Perplexingly, however, that very same system of law has nonetheless managed to uphold trusts for pet dogs and horses, tombstones and monuments, despite the fact that these kinds of purpose trust clearly lack human beneficiaries.

In the wake of the banking-led economic crisis of the last two years, confidence in the banking industry has collapsed. Confidence in the quality of professional legal advice and the basic integrity of the English legal system has not. The English legal system remains a forum of choice for dispute resolution and asset management, and there is widespread international use of the concept of the trust. Many jurisdictions with a historical and common law root in the English legal system have utilised the trust, but in doing so have not placed such talismanic importance on the necessity for human beneficiaries for the trust to be valid. Established and reputable offshore jurisdictions have thereby attracted significant wealth and activity to their economies.

Time to adapt

The law of equity is a creative and flexible discipline and has frequently demonstrated its ability to adapt to changing social and economic conditions. Desperate economic conditions in the UK should be a force for constructive changes. The time is right for English law to catch up with developments which have already taken place in younger jurisdictions and to allow trusts to exist without the need for individual human beneficiaries. If the English law of equity has been able to find room for sentiment in permitting purpose trusts for pet horses and dogs, it is surely capable of facilitating the development of a category of trust where enforcement can be independent of the beneficiaries, or which could permit trustees to hold assets on trust for carefully defined private benevolent purposes.

A development on this model could be a catalyst for attracting or retaining wealth in the onshore economy. With high levels of confidence in the legal system and legal profession already located here, such a development in trust law ought not to be controversial, and would be economically advantageous.

A well-established model of a trust which can exist with or without human beneficiaries and with the alternative method of enforcement being carried out by an 'enforcer' was created by the Cayman Islands Special Trusts Alternative Regime Law 1997. Such trusts may include human beneficiaries, but they have no standing to enforce the trust which is the job of the enforcer.

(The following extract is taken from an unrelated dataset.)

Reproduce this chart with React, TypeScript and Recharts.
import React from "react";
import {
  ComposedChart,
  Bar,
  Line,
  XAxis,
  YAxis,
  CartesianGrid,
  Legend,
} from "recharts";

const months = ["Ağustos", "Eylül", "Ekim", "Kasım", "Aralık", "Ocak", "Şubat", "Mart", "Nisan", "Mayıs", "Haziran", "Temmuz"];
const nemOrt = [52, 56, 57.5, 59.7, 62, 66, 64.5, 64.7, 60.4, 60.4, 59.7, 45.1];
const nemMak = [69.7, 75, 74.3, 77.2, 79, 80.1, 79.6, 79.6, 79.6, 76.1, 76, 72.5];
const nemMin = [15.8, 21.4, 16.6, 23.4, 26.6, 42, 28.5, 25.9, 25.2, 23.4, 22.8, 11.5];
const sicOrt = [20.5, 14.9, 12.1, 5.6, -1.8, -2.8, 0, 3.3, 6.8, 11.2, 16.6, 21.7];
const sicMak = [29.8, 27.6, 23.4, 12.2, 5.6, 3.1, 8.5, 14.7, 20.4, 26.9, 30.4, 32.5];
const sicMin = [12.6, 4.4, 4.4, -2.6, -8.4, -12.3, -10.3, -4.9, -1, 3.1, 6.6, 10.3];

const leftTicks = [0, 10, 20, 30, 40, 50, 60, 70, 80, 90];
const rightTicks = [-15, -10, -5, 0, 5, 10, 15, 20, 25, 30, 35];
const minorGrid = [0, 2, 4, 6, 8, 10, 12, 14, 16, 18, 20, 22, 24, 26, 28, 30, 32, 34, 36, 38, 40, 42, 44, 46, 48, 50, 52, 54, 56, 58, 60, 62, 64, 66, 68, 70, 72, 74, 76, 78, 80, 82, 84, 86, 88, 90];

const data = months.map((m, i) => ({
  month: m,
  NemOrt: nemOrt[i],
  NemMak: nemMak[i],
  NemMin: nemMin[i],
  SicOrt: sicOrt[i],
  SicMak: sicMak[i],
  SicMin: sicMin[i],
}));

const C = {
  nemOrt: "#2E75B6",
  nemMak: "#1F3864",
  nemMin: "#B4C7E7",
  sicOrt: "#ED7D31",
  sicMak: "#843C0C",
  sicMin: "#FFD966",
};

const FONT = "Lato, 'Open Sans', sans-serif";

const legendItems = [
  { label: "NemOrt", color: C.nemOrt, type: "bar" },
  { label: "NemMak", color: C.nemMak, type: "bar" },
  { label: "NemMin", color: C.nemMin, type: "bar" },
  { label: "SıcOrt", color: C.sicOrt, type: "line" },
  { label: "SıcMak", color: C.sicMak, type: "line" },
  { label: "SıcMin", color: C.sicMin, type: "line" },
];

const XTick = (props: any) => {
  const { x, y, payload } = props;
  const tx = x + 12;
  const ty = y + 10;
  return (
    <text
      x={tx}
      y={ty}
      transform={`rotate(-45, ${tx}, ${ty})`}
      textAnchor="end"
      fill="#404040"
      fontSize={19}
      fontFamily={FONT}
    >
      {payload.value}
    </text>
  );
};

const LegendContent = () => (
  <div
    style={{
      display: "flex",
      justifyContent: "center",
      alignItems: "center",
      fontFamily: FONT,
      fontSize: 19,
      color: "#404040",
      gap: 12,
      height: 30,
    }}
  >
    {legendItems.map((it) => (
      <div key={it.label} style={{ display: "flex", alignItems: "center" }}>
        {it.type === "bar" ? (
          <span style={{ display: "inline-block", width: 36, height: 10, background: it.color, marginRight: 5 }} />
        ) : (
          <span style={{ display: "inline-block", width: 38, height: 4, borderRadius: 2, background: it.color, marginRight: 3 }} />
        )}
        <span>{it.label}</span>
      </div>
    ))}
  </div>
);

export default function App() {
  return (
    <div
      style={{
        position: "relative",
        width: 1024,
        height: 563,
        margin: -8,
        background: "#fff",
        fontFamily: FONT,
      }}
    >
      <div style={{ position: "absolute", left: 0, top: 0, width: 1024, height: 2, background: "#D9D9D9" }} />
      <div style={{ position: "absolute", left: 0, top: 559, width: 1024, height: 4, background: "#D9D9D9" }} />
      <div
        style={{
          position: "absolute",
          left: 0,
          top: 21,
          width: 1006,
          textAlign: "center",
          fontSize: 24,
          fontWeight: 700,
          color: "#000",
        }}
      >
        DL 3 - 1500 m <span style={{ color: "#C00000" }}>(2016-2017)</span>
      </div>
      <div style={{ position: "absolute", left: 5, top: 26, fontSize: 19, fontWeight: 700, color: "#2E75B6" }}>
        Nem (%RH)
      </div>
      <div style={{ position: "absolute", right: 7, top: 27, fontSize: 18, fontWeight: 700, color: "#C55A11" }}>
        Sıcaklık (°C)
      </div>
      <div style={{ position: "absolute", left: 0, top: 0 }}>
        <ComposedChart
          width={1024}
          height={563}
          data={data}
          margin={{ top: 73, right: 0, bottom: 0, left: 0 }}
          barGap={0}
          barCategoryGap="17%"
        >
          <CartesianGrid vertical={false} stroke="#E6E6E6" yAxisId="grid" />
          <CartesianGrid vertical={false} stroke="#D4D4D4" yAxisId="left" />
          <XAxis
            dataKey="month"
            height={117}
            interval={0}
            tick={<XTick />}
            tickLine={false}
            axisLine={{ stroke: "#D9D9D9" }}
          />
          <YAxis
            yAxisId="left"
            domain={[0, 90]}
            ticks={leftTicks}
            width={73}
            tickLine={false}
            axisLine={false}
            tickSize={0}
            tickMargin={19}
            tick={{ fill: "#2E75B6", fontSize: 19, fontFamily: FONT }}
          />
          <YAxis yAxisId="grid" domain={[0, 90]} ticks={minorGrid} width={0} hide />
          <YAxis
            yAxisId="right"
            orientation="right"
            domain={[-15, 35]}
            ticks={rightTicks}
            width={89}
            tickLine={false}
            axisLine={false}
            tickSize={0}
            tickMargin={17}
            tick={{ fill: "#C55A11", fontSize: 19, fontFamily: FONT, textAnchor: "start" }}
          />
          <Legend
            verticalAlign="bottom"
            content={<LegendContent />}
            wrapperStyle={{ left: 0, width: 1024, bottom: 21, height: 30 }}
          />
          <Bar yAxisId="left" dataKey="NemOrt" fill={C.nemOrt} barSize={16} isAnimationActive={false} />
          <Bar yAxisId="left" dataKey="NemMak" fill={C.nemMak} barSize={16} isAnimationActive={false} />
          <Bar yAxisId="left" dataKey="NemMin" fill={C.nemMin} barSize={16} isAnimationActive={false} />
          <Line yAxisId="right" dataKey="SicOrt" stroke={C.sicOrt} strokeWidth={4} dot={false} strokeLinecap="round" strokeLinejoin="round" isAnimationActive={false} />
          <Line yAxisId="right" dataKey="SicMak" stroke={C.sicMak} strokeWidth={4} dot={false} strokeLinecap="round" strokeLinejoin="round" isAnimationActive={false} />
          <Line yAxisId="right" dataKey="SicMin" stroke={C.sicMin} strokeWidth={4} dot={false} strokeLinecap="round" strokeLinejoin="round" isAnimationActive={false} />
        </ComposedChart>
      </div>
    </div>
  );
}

Numerous other jurisdictions have permitted similar trusts, with those closest to home being Cyprus, the Isle of Man and Jersey. It should be possible for trusts on these models to run in parallel with the traditional express private trust with human beneficiaries in English law, it being a decision for the settlor as to which regime to choose.

Negative attitudes

Finance Acts enacted in England in the last seven years have displayed an antagonistic attitude towards trusts, and seem to regard them all as vehicles for tax avoiders or money launderers. This is to be regretted. Such a hostile attitude stands in the way of a more constructive engagement with the trust as a useful tool for settlors. It is to be hoped that a new administration might adopt a fresh engagement with trust law and facilitate the creation of a private purpose trust independent of the necessity of human beneficiaries for enforcement.

Fears that this kind of trust would be used by money launderers can be countered by the application of the existing robust anti-money laundering regime. After all, other international jurisdictions which currently allow these trusts have sophisticated anti-money laundering legislation.

Permitting private purpose trusts without the need for human beneficiaries as enforcers need not be seen as iconoclastic.

It would be a widening of current trust principles but would offer exciting opportunities to consolidate the position of the English legal system at the forefront of trust law and asset management. If today's equivalent of Lord Astor exists, English trust law should be able to accommodate his objectives.